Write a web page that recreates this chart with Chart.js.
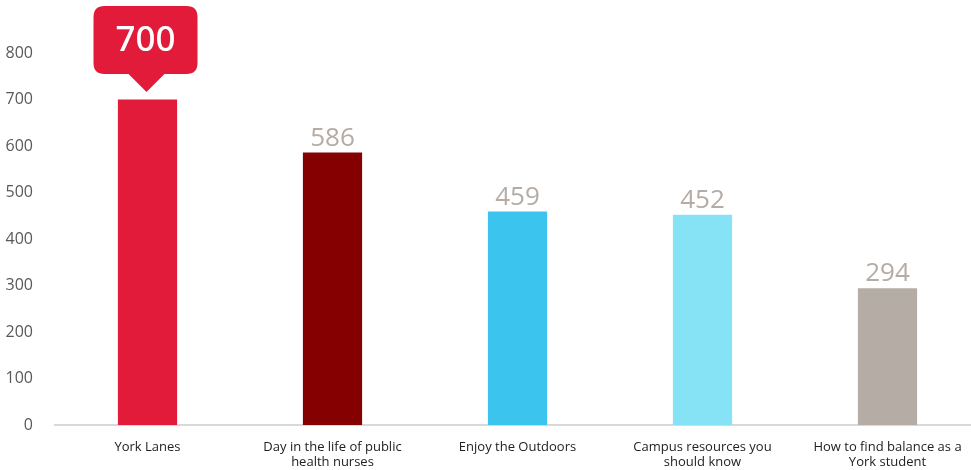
<!DOCTYPE html>
<html>
<head>
<meta charset="utf-8">
<script src="https://cdn.jsdelivr.net/npm/chart.js@4.4.0/dist/chart.umd.min.js"></script>
<style>
  body { margin: 0; overflow: hidden; background: #fff; }
</style>
</head>
<body>
<canvas id="views" width="980" height="470"></canvas>
<script>
// data
const categories = [
  "York Lanes",
  ["Day in the life of public", "health nurses"],
  "Enjoy the Outdoors",
  ["Campus resources you", "should know"],
  ["How to find balance as a", "York student"]
];
const views = [700, 586, 459, 452, 294];
const barColors = ["#e31b3b", "#850000", "#3bc4ee", "#86e2f5", "#b5aca6"];
const yTicks = [0, 100, 200, 300, 400, 500, 600, 700, 800];

const FONT = "'Open Sans', 'Noto Sans', sans-serif";

// labels above the bars, the top one gets the red callout
const valueLabels = {
  id: "valueLabels",
  afterDatasetsDraw(chart) {
    const ctx = chart.ctx;
    const meta = chart.getDatasetMeta(0);
    const max = Math.max(...views);
    meta.data.forEach((bar, i) => {
      const v = views[i];
      ctx.save();
      ctx.textAlign = "center";
      if (v === max) {
        const w = 104, h = 68, r = 11;
        const x0 = bar.x - w / 2 - 2, y0 = 6;
        ctx.fillStyle = "#e31b3b";
        ctx.beginPath();
        ctx.moveTo(x0 + r, y0);
        ctx.lineTo(x0 + w - r, y0);
        ctx.quadraticCurveTo(x0 + w, y0, x0 + w, y0 + r);
        ctx.lineTo(x0 + w, y0 + h - r);
        ctx.quadraticCurveTo(x0 + w, y0 + h, x0 + w - r, y0 + h);
        ctx.lineTo(bar.x + 17, y0 + h);
        ctx.lineTo(bar.x - 1, y0 + h + 18);
        ctx.lineTo(bar.x - 19, y0 + h);
        ctx.lineTo(x0 + r, y0 + h);
        ctx.quadraticCurveTo(x0, y0 + h, x0, y0 + h - r);
        ctx.lineTo(x0, y0 + r);
        ctx.quadraticCurveTo(x0, y0, x0 + r, y0);
        ctx.closePath();
        ctx.fill();
        ctx.fillStyle = "#ffffff";
        ctx.font = "500 35px 'Noto Sans', sans-serif";
        ctx.textBaseline = "middle";
        ctx.fillText(String(v), bar.x - 2, y0 + h / 2 + 1);
      } else {
        ctx.fillStyle = "#b5aca6";
        ctx.font = "26px " + FONT;
        ctx.textBaseline = "alphabetic";
        ctx.fillText(String(v), bar.x, bar.y - 7);
      }
      ctx.restore();
    });
  }
};

new Chart(document.getElementById("views"), {
  type: "bar",
  data: {
    labels: categories,
    datasets: [{
      data: views,
      backgroundColor: barColors,
      categoryPercentage: 1,
      barPercentage: 0.32
    }]
  },
  options: {
    responsive: false,
    animation: false,
    layout: { padding: { top: 53, right: 0, left: 0, bottom: 0 } },
    plugins: { legend: { display: false }, tooltip: { enabled: false } },
    scales: {
      x: {
        grid: { display: false },
        border: { display: true, color: "#d9d9d9", width: 2 },
        ticks: {
          color: "#222222",
          font: { family: FONT, size: 13 },
          padding: 6,
          maxRotation: 0,
          autoSkip: false
        },
        afterFit(scale) { scale.height = 45; }
      },
      y: {
        min: 0,
        max: 800,
        afterBuildTicks(scale) { scale.ticks = yTicks.map(v => ({ value: v })); },
        grid: { display: false },
        border: { display: false },
        ticks: {
          color: "#595959",
          font: { family: FONT, size: 16 },
          padding: 14
        },
        afterFit(scale) { scale.width = 55; }
      }
    }
  },
  plugins: [valueLabels]
});
</script>
</body>
</html>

════════

• [Exercise]:
Each line of the data should be quoted exactly, with pictures left out.

• [Exercise output]:
Write a web page that recreates this chart with Chart.js.
<!DOCTYPE html>
<html>
<head>
<meta charset="utf-8">
<script src="https://cdn.jsdelivr.net/npm/chart.js@4.4.0/dist/chart.umd.min.js"></script>
<style>
  body { margin: 0; overflow: hidden; background: #fff; }
</style>
</head>
<body>
<canvas id="views" width="980" height="470"></canvas>
<script>
// data
const categories = [
  "York Lanes",
  ["Day in the life of public", "health nurses"],
  "Enjoy the Outdoors",
  ["Campus resources you", "should know"],
  ["How to find balance as a", "York student"]
];
const views = [700, 586, 459, 452, 294];
const barColors = ["#e31b3b", "#850000", "#3bc4ee", "#86e2f5", "#b5aca6"];
const yTicks = [0, 100, 200, 300, 400, 500, 600, 700, 800];

const FONT = "'Open Sans', 'Noto Sans', sans-serif";

// labels above the bars, the top one gets the red callout
const valueLabels = {
  id: "valueLabels",
  afterDatasetsDraw(chart) {
    const ctx = chart.ctx;
    const meta = chart.getDatasetMeta(0);
    const max = Math.max(...views);
    meta.data.forEach((bar, i) => {
      const v = views[i];
      ctx.save();
      ctx.textAlign = "center";
      if (v === max) {
        const w = 104, h = 68, r = 11;
        const x0 = bar.x - w / 2 - 2, y0 = 6;
        ctx.fillStyle = "#e31b3b";
        ctx.beginPath();
        ctx.moveTo(x0 + r, y0);
        ctx.lineTo(x0 + w - r, y0);
        ctx.quadraticCurveTo(x0 + w, y0, x0 + w, y0 + r);
        ctx.lineTo(x0 + w, y0 + h - r);
        ctx.quadraticCurveTo(x0 + w, y0 + h, x0 + w - r, y0 + h);
        ctx.lineTo(bar.x + 17, y0 + h);
        ctx.lineTo(bar.x - 1, y0 + h + 18);
        ctx.lineTo(bar.x - 19, y0 + h);
        ctx.lineTo(x0 + r, y0 + h);
        ctx.quadraticCurveTo(x0, y0 + h, x0, y0 + h - r);
        ctx.lineTo(x0, y0 + r);
        ctx.quadraticCurveTo(x0, y0, x0 + r, y0);
        ctx.closePath();
        ctx.fill();
        ctx.fillStyle = "#ffffff";
        ctx.font = "500 35px 'Noto Sans', sans-serif";
        ctx.textBaseline = "middle";
        ctx.fillText(String(v), bar.x - 2, y0 + h / 2 + 1);
      } else {
        ctx.fillStyle = "#b5aca6";
        ctx.font = "26px " + FONT;
        ctx.textBaseline = "alphabetic";
        ctx.fillText(String(v), bar.x, bar.y - 7);
      }
      ctx.restore();
    });
  }
};

new Chart(document.getElementById("views"), {
  type: "bar",
  data: {
    labels: categories,
    datasets: [{
      data: views,
      backgroundColor: barColors,
      categoryPercentage: 1,
      barPercentage: 0.32
    }]
  },
  options: {
    responsive: false,
    animation: false,
    layout: { padding: { top: 53, right: 0, left: 0, bottom: 0 } },
    plugins: { legend: { display: false }, tooltip: { enabled: false } },
    scales: {
      x: {
        grid: { display: false },
        border: { display: true, color: "#d9d9d9", width: 2 },
        ticks: {
          color: "#222222",
          font: { family: FONT, size: 13 },
          padding: 6,
          maxRotation: 0,
          autoSkip: false
        },
        afterFit(scale) { scale.height = 45; }
      },
      y: {
        min: 0,
        max: 800,
        afterBuildTicks(scale) { scale.ticks = yTicks.map(v => ({ value: v })); },
        grid: { display: false },
        border: { display: false },
        ticks: {
          color: "#595959",
          font: { family: FONT, size: 16 },
          padding: 14
        },
        afterFit(scale) { scale.width = 55; }
      }
    }
  },
  plugins: [valueLabels]
});
</script>
</body>
</html>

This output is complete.